Instructions for the task:
Take the lines from the beginning of the material through the line containing "751, 594, 194];" and retype them exactly, leaving the pictures out.
◆ ◆ ◆ ◆
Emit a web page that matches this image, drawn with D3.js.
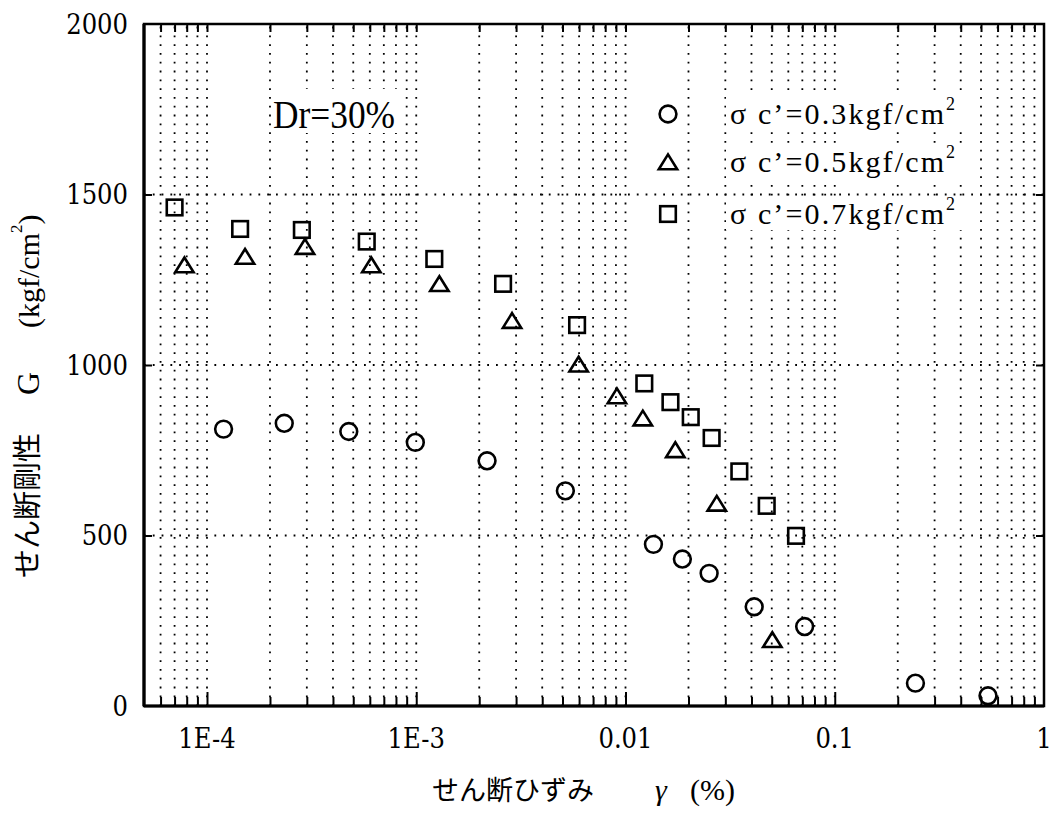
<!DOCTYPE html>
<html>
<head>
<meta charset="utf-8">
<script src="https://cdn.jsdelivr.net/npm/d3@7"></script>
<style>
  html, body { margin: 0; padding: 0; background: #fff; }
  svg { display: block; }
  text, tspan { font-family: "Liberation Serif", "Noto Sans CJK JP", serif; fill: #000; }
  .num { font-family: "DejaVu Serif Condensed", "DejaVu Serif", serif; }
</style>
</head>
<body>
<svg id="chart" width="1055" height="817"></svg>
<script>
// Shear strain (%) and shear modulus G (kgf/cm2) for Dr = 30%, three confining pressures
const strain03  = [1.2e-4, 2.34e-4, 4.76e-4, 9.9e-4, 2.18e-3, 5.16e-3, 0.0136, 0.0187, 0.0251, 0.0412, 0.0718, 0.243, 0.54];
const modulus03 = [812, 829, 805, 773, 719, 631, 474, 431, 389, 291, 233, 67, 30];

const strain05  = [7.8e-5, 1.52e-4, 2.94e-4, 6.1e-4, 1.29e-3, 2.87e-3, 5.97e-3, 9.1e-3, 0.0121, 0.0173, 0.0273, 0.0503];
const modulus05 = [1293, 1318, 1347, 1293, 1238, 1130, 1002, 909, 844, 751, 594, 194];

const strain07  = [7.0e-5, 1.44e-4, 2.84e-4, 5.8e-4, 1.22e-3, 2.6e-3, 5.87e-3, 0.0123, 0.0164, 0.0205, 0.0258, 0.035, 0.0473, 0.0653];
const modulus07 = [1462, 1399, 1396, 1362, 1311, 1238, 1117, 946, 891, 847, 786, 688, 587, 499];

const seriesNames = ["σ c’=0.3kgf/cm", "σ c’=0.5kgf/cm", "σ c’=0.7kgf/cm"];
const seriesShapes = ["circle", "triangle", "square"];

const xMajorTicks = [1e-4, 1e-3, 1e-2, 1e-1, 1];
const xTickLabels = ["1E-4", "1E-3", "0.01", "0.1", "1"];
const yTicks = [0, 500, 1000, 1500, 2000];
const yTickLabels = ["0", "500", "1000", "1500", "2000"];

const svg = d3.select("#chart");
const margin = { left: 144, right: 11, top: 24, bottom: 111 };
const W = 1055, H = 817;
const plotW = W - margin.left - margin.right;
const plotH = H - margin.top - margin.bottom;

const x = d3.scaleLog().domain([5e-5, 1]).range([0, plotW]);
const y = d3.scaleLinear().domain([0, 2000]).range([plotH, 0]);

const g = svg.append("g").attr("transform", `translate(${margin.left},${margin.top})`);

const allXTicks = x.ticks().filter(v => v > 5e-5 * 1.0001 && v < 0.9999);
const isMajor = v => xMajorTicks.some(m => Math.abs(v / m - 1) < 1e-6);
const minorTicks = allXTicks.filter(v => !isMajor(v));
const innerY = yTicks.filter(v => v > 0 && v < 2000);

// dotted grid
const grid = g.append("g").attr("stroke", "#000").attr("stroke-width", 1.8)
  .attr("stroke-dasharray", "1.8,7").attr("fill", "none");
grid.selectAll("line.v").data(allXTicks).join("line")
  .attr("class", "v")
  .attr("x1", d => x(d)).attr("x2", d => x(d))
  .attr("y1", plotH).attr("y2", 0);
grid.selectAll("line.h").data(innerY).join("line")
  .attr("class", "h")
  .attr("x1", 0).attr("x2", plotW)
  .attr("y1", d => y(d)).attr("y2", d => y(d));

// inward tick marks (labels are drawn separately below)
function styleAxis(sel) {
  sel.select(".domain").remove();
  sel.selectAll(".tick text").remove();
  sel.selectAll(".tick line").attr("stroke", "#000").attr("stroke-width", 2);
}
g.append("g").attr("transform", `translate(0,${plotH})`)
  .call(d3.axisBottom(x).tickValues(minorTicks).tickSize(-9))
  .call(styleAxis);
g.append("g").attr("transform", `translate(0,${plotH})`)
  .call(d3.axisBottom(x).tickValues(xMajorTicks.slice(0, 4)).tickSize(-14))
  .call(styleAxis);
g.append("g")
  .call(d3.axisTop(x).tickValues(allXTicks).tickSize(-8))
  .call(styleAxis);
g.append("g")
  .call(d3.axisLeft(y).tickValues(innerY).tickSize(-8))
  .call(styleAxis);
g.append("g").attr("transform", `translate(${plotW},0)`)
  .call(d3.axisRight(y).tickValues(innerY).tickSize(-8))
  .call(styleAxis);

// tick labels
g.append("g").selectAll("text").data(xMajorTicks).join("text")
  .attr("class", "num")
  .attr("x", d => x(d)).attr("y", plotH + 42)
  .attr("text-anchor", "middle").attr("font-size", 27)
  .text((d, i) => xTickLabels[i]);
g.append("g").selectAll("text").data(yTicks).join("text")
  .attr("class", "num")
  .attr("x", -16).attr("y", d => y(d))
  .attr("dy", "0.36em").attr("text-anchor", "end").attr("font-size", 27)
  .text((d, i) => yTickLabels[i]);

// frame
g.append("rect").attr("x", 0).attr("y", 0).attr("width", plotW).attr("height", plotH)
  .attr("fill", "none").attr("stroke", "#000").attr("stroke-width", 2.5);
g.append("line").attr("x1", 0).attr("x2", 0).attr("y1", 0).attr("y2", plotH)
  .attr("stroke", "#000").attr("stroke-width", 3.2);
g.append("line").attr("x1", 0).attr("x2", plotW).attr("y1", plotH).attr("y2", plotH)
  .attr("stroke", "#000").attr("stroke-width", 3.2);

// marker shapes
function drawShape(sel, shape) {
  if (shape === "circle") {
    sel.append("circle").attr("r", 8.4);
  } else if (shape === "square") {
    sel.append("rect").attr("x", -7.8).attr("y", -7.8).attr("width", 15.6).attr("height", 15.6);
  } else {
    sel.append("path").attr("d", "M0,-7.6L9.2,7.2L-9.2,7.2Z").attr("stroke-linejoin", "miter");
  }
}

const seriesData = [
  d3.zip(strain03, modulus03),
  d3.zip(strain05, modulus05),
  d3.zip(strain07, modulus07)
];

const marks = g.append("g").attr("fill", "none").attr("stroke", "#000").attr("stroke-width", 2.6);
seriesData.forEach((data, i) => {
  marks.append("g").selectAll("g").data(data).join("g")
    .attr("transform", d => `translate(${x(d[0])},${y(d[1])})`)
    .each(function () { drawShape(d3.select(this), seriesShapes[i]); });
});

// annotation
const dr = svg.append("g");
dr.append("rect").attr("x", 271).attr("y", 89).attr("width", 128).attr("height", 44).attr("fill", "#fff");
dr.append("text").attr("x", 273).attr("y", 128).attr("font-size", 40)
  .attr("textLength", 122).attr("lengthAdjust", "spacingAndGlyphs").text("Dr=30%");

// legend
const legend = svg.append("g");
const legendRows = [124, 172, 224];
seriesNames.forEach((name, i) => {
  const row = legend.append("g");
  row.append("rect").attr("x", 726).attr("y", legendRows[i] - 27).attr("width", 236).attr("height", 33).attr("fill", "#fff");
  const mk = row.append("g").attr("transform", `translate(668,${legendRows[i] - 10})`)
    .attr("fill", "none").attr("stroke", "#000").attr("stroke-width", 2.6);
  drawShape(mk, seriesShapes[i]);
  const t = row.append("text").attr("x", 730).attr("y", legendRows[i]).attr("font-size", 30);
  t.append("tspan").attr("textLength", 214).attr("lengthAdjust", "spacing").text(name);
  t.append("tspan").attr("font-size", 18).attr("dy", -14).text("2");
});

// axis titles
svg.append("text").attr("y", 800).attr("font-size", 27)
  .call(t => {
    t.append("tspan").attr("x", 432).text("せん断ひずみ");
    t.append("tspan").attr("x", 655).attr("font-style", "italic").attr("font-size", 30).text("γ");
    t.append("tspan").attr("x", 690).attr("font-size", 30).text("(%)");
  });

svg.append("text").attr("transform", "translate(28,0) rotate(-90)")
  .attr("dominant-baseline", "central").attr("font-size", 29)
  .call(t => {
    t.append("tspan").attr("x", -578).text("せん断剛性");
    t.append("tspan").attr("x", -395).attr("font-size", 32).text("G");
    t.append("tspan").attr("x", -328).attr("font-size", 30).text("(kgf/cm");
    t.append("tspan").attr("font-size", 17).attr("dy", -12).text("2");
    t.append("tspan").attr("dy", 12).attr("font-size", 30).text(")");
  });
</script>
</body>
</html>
◆ ◆ ◆ ◆
Response to the exercise:
Emit a web page that matches this image, drawn with D3.js.
<!DOCTYPE html>
<html>
<head>
<meta charset="utf-8">
<script src="https://cdn.jsdelivr.net/npm/d3@7"></script>
<style>
  html, body { margin: 0; padding: 0; background: #fff; }
  svg { display: block; }
  text, tspan { font-family: "Liberation Serif", "Noto Sans CJK JP", serif; fill: #000; }
  .num { font-family: "DejaVu Serif Condensed", "DejaVu Serif", serif; }
</style>
</head>
<body>
<svg id="chart" width="1055" height="817"></svg>
<script>
// Shear strain (%) and shear modulus G (kgf/cm2) for Dr = 30%, three confining pressures
const strain03  = [1.2e-4, 2.34e-4, 4.76e-4, 9.9e-4, 2.18e-3, 5.16e-3, 0.0136, 0.0187, 0.0251, 0.0412, 0.0718, 0.243, 0.54];
const modulus03 = [812, 829, 805, 773, 719, 631, 474, 431, 389, 291, 233, 67, 30];

const strain05  = [7.8e-5, 1.52e-4, 2.94e-4, 6.1e-4, 1.29e-3, 2.87e-3, 5.97e-3, 9.1e-3, 0.0121, 0.0173, 0.0273, 0.0503];
const modulus05 = [1293, 1318, 1347, 1293, 1238, 1130, 1002, 909, 844, 751, 594, 194];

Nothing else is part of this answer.